• WHAT IS NEEDED: Give the listing again character for character, but drop the images.

• ROWS:
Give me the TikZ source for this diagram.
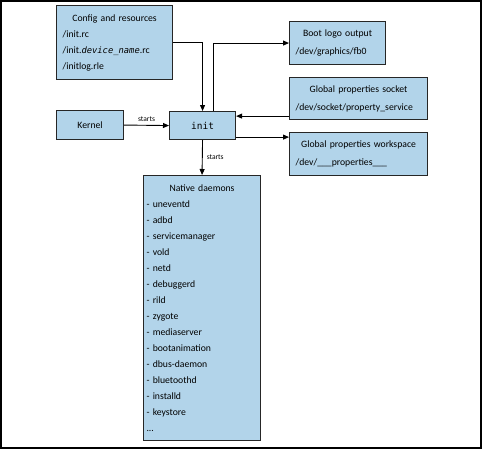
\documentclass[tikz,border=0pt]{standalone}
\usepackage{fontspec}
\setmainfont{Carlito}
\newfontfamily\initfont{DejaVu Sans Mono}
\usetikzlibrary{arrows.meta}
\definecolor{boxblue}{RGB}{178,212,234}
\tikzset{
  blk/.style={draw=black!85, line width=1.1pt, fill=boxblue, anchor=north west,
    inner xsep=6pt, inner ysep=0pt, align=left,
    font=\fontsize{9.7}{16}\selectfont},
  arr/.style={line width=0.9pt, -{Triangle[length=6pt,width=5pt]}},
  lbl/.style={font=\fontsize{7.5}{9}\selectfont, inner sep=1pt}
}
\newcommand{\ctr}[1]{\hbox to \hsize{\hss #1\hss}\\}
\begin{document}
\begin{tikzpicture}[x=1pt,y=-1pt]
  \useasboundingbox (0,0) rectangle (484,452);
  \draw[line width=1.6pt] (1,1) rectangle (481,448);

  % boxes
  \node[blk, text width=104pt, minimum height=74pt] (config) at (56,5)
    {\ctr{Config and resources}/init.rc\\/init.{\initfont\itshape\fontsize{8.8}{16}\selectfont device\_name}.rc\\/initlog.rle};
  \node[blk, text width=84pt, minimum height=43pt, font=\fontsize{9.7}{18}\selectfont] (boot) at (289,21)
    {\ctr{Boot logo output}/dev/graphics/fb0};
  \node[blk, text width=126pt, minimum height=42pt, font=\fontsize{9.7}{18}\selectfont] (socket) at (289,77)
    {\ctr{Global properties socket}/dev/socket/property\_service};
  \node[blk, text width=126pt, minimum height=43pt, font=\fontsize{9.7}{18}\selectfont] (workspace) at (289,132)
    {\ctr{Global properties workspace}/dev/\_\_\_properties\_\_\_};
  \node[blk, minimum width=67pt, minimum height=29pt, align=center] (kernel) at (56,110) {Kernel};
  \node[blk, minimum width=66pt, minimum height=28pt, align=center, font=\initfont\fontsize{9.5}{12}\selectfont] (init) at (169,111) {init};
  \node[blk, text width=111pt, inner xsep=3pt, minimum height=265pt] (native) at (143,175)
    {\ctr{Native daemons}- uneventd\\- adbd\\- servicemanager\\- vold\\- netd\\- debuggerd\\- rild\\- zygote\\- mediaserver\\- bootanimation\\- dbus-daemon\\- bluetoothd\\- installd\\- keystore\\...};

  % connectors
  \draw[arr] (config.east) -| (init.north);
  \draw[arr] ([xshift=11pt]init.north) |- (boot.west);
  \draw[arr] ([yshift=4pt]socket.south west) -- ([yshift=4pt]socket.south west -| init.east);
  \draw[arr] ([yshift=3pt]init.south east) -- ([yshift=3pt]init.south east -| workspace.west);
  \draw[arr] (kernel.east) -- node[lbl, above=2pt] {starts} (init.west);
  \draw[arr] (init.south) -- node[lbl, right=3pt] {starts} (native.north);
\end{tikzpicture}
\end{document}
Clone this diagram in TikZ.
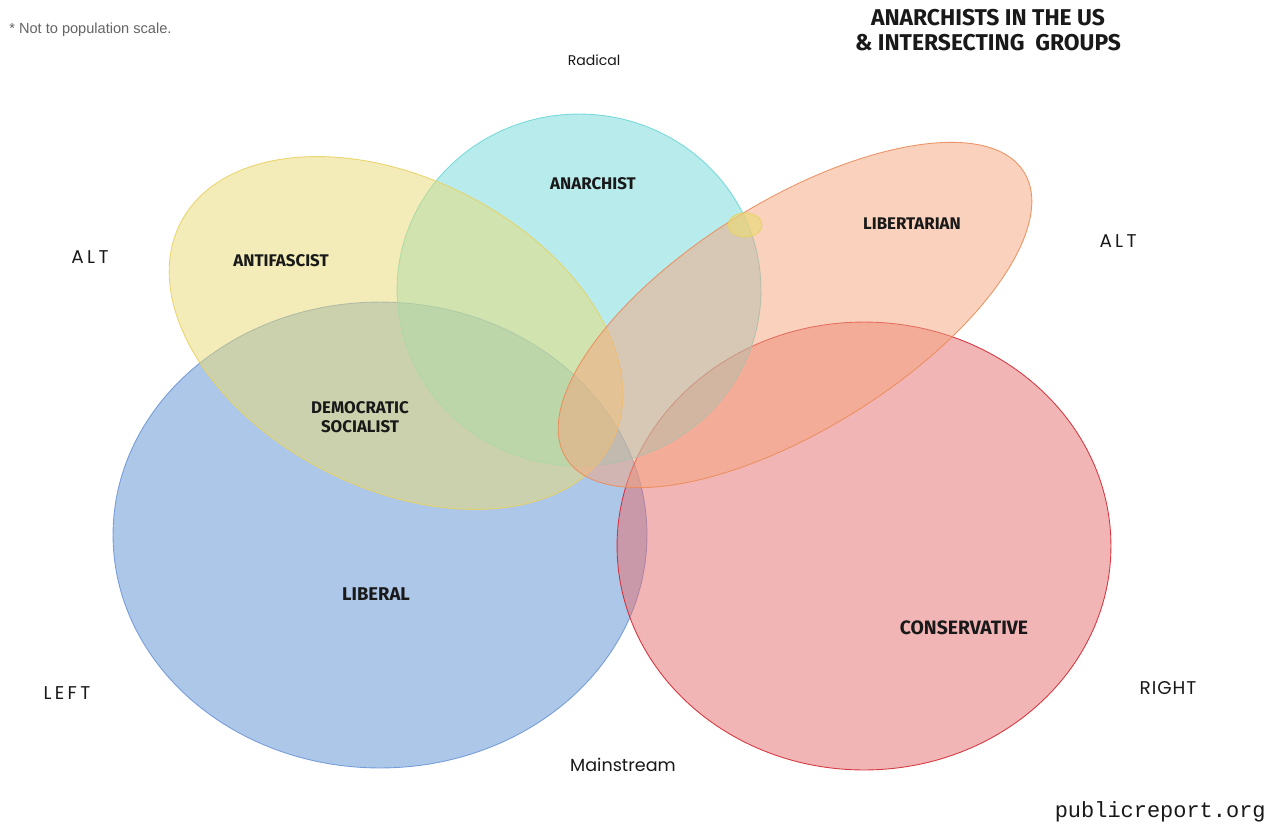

• WRITTEN ANSWER:
Give me the TikZ source for this diagram.
\documentclass[tikz,border=0pt]{standalone}
\usepackage{fontspec}
\setmainfont{Carlito}
\newfontfamily\initfont{DejaVu Sans Mono}
\usetikzlibrary{arrows.meta}
\definecolor{boxblue}{RGB}{178,212,234}
\tikzset{
  blk/.style={draw=black!85, line width=1.1pt, fill=boxblue, anchor=north west,
    inner xsep=6pt, inner ysep=0pt, align=left,
    font=\fontsize{9.7}{16}\selectfont},
  arr/.style={line width=0.9pt, -{Triangle[length=6pt,width=5pt]}},
  lbl/.style={font=\fontsize{7.5}{9}\selectfont, inner sep=1pt}
}
\newcommand{\ctr}[1]{\hbox to \hsize{\hss #1\hss}\\}
\begin{document}
\begin{tikzpicture}[x=1pt,y=-1pt]
  \useasboundingbox (0,0) rectangle (484,452);
  \draw[line width=1.6pt] (1,1) rectangle (481,448);

  % boxes
  \node[blk, text width=104pt, minimum height=74pt] (config) at (56,5)
    {\ctr{Config and resources}/init.rc\\/init.{\initfont\itshape\fontsize{8.8}{16}\selectfont device\_name}.rc\\/initlog.rle};
  \node[blk, text width=84pt, minimum height=43pt, font=\fontsize{9.7}{18}\selectfont] (boot) at (289,21)
    {\ctr{Boot logo output}/dev/graphics/fb0};
  \node[blk, text width=126pt, minimum height=42pt, font=\fontsize{9.7}{18}\selectfont] (socket) at (289,77)
    {\ctr{Global properties socket}/dev/socket/property\_service};
  \node[blk, text width=126pt, minimum height=43pt, font=\fontsize{9.7}{18}\selectfont] (workspace) at (289,132)
    {\ctr{Global properties workspace}/dev/\_\_\_properties\_\_\_};
  \node[blk, minimum width=67pt, minimum height=29pt, align=center] (kernel) at (56,110) {Kernel};
  \node[blk, minimum width=66pt, minimum height=28pt, align=center, font=\initfont\fontsize{9.5}{12}\selectfont] (init) at (169,111) {init};
  \node[blk, text width=111pt, inner xsep=3pt, minimum height=265pt] (native) at (143,175)
    {\ctr{Native daemons}- uneventd\\- adbd\\- servicemanager\\- vold\\- netd\\- debuggerd\\- rild\\- zygote\\- mediaserver\\- bootanimation\\- dbus-daemon\\- bluetoothd\\- installd\\- keystore\\...};

  % connectors
  \draw[arr] (config.east) -| (init.north);
  \draw[arr] ([xshift=11pt]init.north) |- (boot.west);
  \draw[arr] ([yshift=4pt]socket.south west) -- ([yshift=4pt]socket.south west -| init.east);
  \draw[arr] ([yshift=3pt]init.south east) -- ([yshift=3pt]init.south east -| workspace.west);
  \draw[arr] (kernel.east) -- node[lbl, above=2pt] {starts} (init.west);
  \draw[arr] (init.south) -- node[lbl, right=3pt] {starts} (native.north);
\end{tikzpicture}
\end{document}
Clone this diagram in TikZ.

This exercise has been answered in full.